医師は目をつぶって、口の中でくちゃくちゃと動かして味を確かめているようだ。
夏美の目には医師が陶酔しているように見えた。
「うん……これも普通の味だね……由衣さんのよりしょっぱいかな……」
「は、はぁ……」
(うわぁ……もう……なに? これ??)
夏美はもう呆然としていた。こんな検査をされるなんて思っていなかった。恥ずかしさの度を超えて、もう何が何だか、わけがわからなくなっていた。
由衣も真っ赤な顔をして、じっと医師を見ている。
医師はしばらく口の中で味を確かめていたが、やがて2人の方に向き直った。
「大丈夫……2人とも異常なし。これで全ての検査完了だ。服を着て教室の方に戻ってもらっていいよ」
「は、はぁ…」
夏美も由衣も恥ずかしいながらも、これで終わると思ってホッとした表情を浮かべた。医師は間を置いて、優しそうな顔で付け加えた。
「2人ともよく我慢したね。とっても恥ずかしい思いをさせてごめんね」
「い、いえ……」
「いえ……大丈夫です……」
2人とも顔を真っ赤にして答えた。もはや、頭の中は真っ白に燃え尽きた気分だった。
その後2人が服を着て検査室を出ると、順番を待っていた他の女生徒たちが集まってきて2人を囲んだ。夏美は顔を赤くして目をそらしたが、由衣はにこやかにみんなに話しかけた。
「ねえねえ!どんな検査だった?」
「どんなお医者さん? かっこいい先生?」
みんな口々に聞いてくる。夏美は恥ずかしくて答えるどころではなかったが、由衣は立ち直りが早いのか、昔から病院ごっこなどが大好きだったせいか、意外と元気ににっこり笑って答えたのだった。

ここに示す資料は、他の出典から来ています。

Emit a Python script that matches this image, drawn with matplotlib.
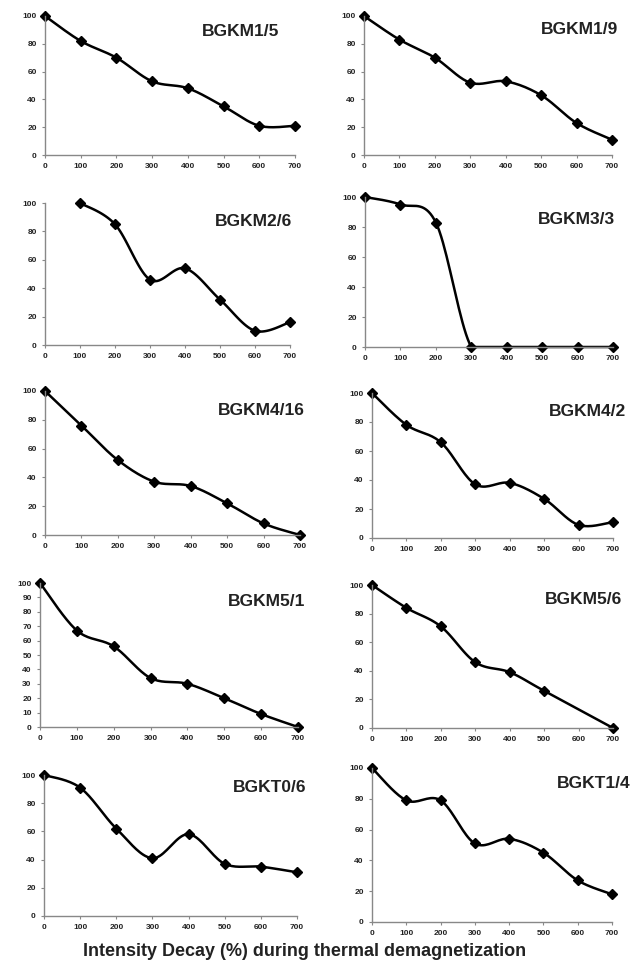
import numpy as np
import matplotlib
matplotlib.use("Agg")
import matplotlib.pyplot as plt

plt.rcParams['font.family'] = ['Liberation Sans', 'DejaVu Sans']

W, H = 643, 969

# sample names and demagnetization steps (deg C)
names = ["BGKM1/5", "BGKM1/9", "BGKM2/6", "BGKM3/3", "BGKM4/16",
         "BGKM4/2", "BGKM5/1", "BGKM5/6", "BGKT0/6", "BGKT1/4"]
temps_full = [0, 100, 200, 300, 400, 500, 600, 700]
temps_m26 = [100, 200, 300, 400, 500, 600, 700]
temps_m56 = [0, 100, 200, 300, 400, 500, 700]

# remaining intensity (%)
m1_5 = [100, 82, 70, 53, 48, 35, 21, 21]
m1_9 = [100, 83, 70, 52, 53, 43, 23, 11]
m2_6 = [100, 85, 46, 54, 32, 10, 16]
m3_3 = [100, 95, 83, 0, 0, 0, 0, 0]
m4_16 = [100, 76, 52, 37, 34, 22, 8, 0]
m4_2 = [100, 78, 66, 37, 38, 27, 9, 11]
m5_1 = [100, 67, 56, 34, 30, 20, 9, 0]
m5_6 = [100, 84, 71, 46, 39, 26, 0]
t0_6 = [100, 91, 62, 41, 58, 37, 35, 31]
t1_4 = [100, 79, 79, 51, 54, 45, 27, 18]

xs = [temps_full, temps_full, temps_m26, temps_full, temps_full,
      temps_full, temps_full, temps_m56, temps_full, temps_full]
ys = [m1_5, m1_9, m2_6, m3_3, m4_16, m4_2, m5_1, m5_6, t0_6, t1_4]

# axes boxes in pixels: x0 (value 0), x1 (value 700), y top (100), y bottom (0)
boxes = [(45, 295, 16, 155), (364, 612, 16, 155),
         (45, 290, 203, 345), (365, 613, 197, 347),
         (45, 300, 391, 535), (372, 613, 393, 538),
         (40, 298, 583, 727), (372, 613, 585, 728),
         (44, 297, 775, 916), (372, 612, 768, 922)]
# label centre positions in pixels
lab_pos = [(241, 32), (580, 30), (254, 222), (576, 220), (261, 410),
           (588, 412), (267, 602), (584, 600), (270, 787), (594, 783)]


def smooth(x, y, n=20):
    # Catmull-Rom curve through the points, like spreadsheet smoothed lines
    x = np.asarray(x, float)
    y = np.asarray(y, float)
    px = np.concatenate([[x[0]], x, [x[-1]]])
    py = np.concatenate([[y[0]], y, [y[-1]]])
    ox, oy = [], []
    for i in range(1, len(px) - 2):
        t = np.linspace(0, 1, n, endpoint=False)
        for p, out in ((px, ox), (py, oy)):
            p0, p1, p2, p3 = p[i - 1], p[i], p[i + 1], p[i + 2]
            out.extend(0.5 * ((2 * p1) + (-p0 + p2) * t
                              + (2 * p0 - 5 * p1 + 4 * p2 - p3) * t ** 2
                              + (-p0 + 3 * p1 - 3 * p2 + p3) * t ** 3))
    ox.append(x[-1])
    oy.append(y[-1])
    return ox, np.clip(oy, 0, 100)


fig = plt.figure(figsize=(W / 100, H / 100), dpi=100)

for i in range(10):
    x0, x1, yt, yb = boxes[i]
    ax = fig.add_axes([x0 / W, 1 - yb / H, (x1 - x0) / W, (yb - yt) / H])
    sx, sy = smooth(xs[i], ys[i])
    ax.plot(sx, sy, color='black', lw=1.8, clip_on=False)
    ax.plot(xs[i], ys[i], 'D', color='black', ms=5, clip_on=False)
    ax.set_xlim(0, 700)
    ax.set_ylim(0, 100)
    ax.set_xticks(temps_full)
    if i == 6:
        ax.set_yticks(range(0, 101, 10))
    else:
        ax.set_yticks(range(0, 101, 20))
    for s in ['top', 'right']:
        ax.spines[s].set_visible(False)
    for s in ['left', 'bottom']:
        ax.spines[s].set_color('#888888')
        ax.spines[s].set_linewidth(1.0)
    ax.tick_params(length=2, width=0.8, color='#888888', labelsize=6,
                   pad=4)
    for lbl in ax.get_xticklabels() + ax.get_yticklabels():
        lbl.set_fontweight('bold')
        lbl.set_color('#222222')
    lx, ly = lab_pos[i]
    fig.text(lx / W, 1 - ly / H, names[i], ha='center', va='center',
             fontsize=12.5, fontweight='bold', color='#222222')

fig.text(305 / W, 1 - 952 / H,
         "Intensity Decay (%) during thermal demagnetization",
         ha='center', va='center', fontsize=13, fontweight='bold',
         color='#222222')

fig.savefig("out.png", dpi=100)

「うん、優しそうな若い先生だったよ。すごいイケメンだよ。白衣がよく似合ってた」
その由衣の言葉を聞いて、周りの女生徒たちは沸いた。
「きゃー! すごい! ラッキーだねー!」
「イケメンだってー! 恥ずかしいなー! どんなことされたの?」
「ねーねー、あたしに先に行かせてー! あたしもイケメン先生に診てもらいたい!」
みんなが騒ぎ出して収拾のつかない状態となった。夏美は耳まで真っ赤になって、由衣の手を引いて逃げ出したい気分だった。
「静かになさい!」
保険医の先生が厳しい声で一括した。急に辺りはし−んとなった。先生は眉をひそめて、夏美と由衣に手招きした。
「こっちに来なさい」
夏美は複雑な思いで、楽しそうな表情のクラスメートたちを見ながら、由衣とともに保健室を出て教室に向かった。夏美も由衣も不自然に顔を紅潮させていたせいか保険医の先生は何か言いたげだったが、特に何も言わなかった。